(DIRECTIONS) Could you retype the lines below, starting at the line holding "Clone this diagram in TikZ." and stopping at the line holding "(t1d) at (347,33)", inclusive? Copy them exactly and drop the images.

(THE DATA)
§
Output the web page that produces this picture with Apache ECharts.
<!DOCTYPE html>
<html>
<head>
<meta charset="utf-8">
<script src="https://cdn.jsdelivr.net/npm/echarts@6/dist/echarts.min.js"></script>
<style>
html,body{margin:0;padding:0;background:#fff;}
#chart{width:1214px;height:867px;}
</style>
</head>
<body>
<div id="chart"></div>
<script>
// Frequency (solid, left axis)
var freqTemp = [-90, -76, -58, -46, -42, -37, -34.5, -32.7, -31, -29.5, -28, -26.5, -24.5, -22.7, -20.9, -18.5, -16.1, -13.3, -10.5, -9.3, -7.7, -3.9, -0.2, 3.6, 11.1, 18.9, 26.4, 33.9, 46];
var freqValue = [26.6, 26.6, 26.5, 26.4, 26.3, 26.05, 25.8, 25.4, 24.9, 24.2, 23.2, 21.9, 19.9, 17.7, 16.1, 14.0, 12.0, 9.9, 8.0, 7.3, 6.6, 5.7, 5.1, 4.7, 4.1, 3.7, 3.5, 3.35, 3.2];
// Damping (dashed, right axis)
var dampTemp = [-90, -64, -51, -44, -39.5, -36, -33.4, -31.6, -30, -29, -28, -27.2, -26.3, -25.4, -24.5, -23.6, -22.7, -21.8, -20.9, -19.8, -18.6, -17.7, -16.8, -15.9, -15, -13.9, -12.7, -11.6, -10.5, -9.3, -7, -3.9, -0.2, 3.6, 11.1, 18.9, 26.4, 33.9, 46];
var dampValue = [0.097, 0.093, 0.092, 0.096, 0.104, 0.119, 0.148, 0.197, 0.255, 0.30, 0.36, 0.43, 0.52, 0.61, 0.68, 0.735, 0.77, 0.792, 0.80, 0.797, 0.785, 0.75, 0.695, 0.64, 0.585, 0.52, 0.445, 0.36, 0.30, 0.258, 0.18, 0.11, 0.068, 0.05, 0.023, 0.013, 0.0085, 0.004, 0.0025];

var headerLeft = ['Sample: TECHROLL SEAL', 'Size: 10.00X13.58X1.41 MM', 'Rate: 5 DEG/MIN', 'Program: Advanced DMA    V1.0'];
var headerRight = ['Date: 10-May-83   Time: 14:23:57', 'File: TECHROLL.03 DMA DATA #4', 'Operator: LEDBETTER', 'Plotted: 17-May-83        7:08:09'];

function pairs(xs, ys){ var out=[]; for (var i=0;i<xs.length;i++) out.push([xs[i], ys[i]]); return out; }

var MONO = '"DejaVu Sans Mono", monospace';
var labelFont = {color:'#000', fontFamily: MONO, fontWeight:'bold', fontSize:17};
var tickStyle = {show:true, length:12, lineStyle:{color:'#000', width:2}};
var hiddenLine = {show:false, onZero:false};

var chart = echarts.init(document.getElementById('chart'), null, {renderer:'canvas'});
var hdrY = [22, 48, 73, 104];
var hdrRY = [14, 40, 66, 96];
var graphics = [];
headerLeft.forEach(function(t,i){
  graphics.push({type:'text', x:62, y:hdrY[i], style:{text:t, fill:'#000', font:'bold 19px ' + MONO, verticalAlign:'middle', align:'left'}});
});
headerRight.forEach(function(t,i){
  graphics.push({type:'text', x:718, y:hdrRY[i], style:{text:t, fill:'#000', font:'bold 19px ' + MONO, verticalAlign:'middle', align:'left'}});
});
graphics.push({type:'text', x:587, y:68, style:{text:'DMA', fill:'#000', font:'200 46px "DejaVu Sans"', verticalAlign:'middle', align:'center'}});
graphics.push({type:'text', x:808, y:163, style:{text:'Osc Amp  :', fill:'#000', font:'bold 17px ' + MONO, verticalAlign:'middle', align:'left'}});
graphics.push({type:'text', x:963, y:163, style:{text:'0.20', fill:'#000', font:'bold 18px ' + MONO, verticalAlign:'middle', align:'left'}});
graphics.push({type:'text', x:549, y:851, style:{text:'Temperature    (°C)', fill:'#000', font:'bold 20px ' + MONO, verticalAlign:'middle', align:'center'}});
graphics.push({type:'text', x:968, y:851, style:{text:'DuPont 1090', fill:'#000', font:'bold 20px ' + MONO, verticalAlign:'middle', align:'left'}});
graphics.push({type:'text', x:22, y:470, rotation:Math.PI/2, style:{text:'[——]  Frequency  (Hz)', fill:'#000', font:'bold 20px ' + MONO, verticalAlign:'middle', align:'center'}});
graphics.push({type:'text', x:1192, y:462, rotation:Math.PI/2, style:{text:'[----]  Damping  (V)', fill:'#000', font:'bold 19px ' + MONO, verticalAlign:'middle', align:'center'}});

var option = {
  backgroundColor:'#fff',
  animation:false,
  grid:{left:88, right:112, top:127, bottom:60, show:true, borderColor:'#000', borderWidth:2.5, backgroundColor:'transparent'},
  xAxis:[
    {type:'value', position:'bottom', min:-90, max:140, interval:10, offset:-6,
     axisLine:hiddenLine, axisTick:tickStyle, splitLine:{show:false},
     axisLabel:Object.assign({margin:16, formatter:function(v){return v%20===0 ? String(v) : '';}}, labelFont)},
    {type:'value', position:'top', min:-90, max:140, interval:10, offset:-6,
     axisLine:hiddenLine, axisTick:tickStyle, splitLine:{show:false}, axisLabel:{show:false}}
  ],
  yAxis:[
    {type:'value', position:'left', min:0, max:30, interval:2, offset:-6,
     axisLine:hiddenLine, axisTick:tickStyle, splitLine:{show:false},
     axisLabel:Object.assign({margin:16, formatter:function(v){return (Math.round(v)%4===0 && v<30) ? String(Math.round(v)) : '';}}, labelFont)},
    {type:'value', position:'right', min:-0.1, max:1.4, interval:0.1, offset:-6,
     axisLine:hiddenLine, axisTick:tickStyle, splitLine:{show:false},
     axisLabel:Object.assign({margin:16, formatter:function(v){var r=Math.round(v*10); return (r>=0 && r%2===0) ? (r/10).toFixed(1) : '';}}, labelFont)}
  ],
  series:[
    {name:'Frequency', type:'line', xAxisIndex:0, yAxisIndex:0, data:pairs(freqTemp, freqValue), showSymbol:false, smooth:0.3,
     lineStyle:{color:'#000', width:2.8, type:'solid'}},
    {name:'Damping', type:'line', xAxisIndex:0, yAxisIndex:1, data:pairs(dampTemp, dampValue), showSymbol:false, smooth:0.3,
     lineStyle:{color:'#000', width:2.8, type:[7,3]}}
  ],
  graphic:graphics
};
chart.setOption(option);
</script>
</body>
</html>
§
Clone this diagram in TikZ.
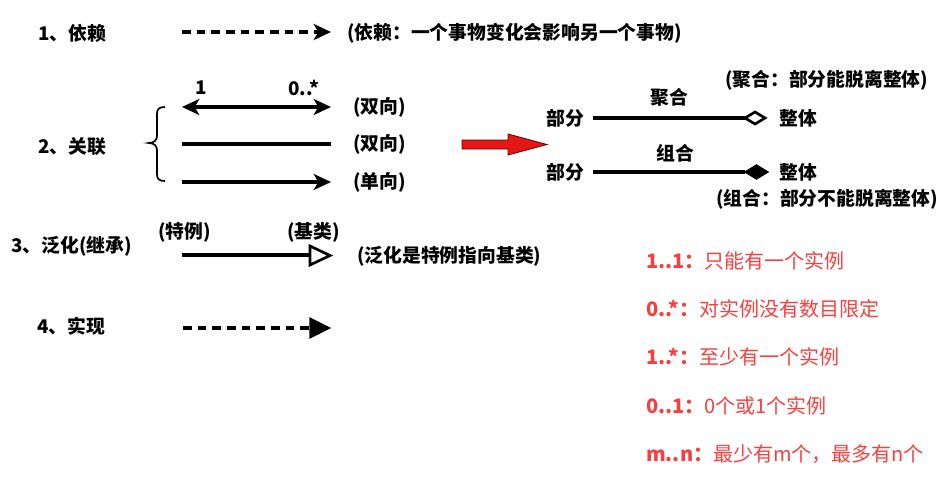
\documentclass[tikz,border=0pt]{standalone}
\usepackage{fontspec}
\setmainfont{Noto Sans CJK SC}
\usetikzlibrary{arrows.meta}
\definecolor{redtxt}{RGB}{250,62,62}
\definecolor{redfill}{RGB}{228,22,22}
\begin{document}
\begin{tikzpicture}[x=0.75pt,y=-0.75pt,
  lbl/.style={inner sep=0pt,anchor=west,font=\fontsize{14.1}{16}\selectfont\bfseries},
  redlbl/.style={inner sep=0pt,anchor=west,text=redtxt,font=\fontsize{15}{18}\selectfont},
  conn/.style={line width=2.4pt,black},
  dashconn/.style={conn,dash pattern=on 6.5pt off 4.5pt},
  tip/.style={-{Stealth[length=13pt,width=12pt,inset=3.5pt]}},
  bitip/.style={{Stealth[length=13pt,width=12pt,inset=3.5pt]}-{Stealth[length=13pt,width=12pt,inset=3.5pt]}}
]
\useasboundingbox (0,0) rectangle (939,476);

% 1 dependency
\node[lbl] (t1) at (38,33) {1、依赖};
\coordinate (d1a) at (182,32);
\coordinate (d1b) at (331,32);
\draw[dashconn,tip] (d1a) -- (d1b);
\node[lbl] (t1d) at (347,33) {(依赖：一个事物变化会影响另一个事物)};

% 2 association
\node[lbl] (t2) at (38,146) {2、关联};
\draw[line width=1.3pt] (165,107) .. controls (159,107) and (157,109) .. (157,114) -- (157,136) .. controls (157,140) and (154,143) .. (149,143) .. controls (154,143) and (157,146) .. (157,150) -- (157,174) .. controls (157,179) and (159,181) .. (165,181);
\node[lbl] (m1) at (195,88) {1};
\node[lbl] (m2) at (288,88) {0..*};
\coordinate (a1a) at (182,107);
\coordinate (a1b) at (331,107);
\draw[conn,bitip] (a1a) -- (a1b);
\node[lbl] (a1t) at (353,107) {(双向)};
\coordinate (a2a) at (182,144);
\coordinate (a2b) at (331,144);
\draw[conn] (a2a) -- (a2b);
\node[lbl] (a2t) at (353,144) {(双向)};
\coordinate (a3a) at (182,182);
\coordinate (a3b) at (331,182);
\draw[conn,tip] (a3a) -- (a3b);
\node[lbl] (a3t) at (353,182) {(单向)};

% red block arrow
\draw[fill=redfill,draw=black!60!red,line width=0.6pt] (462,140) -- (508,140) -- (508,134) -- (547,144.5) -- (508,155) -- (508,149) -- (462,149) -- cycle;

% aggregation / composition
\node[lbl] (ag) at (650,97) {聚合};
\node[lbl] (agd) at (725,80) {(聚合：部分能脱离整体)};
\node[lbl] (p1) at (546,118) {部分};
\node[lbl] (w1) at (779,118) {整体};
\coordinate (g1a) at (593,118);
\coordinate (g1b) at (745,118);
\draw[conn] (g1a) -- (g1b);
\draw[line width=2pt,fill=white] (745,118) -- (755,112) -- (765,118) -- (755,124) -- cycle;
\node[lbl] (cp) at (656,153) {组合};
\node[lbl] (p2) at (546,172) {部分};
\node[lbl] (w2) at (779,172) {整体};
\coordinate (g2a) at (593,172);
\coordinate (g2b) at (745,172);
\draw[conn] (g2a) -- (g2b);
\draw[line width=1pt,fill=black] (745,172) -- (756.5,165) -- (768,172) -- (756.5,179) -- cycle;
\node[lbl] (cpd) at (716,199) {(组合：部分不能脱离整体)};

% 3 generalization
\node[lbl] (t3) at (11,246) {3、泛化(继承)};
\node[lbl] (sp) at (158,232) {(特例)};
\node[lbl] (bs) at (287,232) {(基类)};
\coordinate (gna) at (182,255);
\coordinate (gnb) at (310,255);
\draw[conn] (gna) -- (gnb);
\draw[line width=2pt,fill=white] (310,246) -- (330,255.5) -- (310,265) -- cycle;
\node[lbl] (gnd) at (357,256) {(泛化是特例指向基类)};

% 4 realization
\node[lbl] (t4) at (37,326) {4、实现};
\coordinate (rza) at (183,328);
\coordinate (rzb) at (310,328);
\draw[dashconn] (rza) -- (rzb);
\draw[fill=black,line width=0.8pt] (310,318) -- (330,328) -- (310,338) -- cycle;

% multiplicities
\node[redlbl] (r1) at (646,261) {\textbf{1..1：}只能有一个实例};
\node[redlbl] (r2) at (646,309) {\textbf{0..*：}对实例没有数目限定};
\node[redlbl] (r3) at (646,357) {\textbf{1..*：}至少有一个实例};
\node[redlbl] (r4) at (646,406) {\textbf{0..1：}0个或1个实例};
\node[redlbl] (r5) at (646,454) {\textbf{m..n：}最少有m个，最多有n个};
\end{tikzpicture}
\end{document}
§
(CORRECT RESULT)
Clone this diagram in TikZ.
\documentclass[tikz,border=0pt]{standalone}
\usepackage{fontspec}
\setmainfont{Noto Sans CJK SC}
\usetikzlibrary{arrows.meta}
\definecolor{redtxt}{RGB}{250,62,62}
\definecolor{redfill}{RGB}{228,22,22}
\begin{document}
\begin{tikzpicture}[x=0.75pt,y=-0.75pt,
  lbl/.style={inner sep=0pt,anchor=west,font=\fontsize{14.1}{16}\selectfont\bfseries},
  redlbl/.style={inner sep=0pt,anchor=west,text=redtxt,font=\fontsize{15}{18}\selectfont},
  conn/.style={line width=2.4pt,black},
  dashconn/.style={conn,dash pattern=on 6.5pt off 4.5pt},
  tip/.style={-{Stealth[length=13pt,width=12pt,inset=3.5pt]}},
  bitip/.style={{Stealth[length=13pt,width=12pt,inset=3.5pt]}-{Stealth[length=13pt,width=12pt,inset=3.5pt]}}
]
\useasboundingbox (0,0) rectangle (939,476);

% 1 dependency
\node[lbl] (t1) at (38,33) {1、依赖};
\coordinate (d1a) at (182,32);
\coordinate (d1b) at (331,32);
\draw[dashconn,tip] (d1a) -- (d1b);
\node[lbl] (t1d) at (347,33) {(依赖：一个事物变化会影响另一个事物)};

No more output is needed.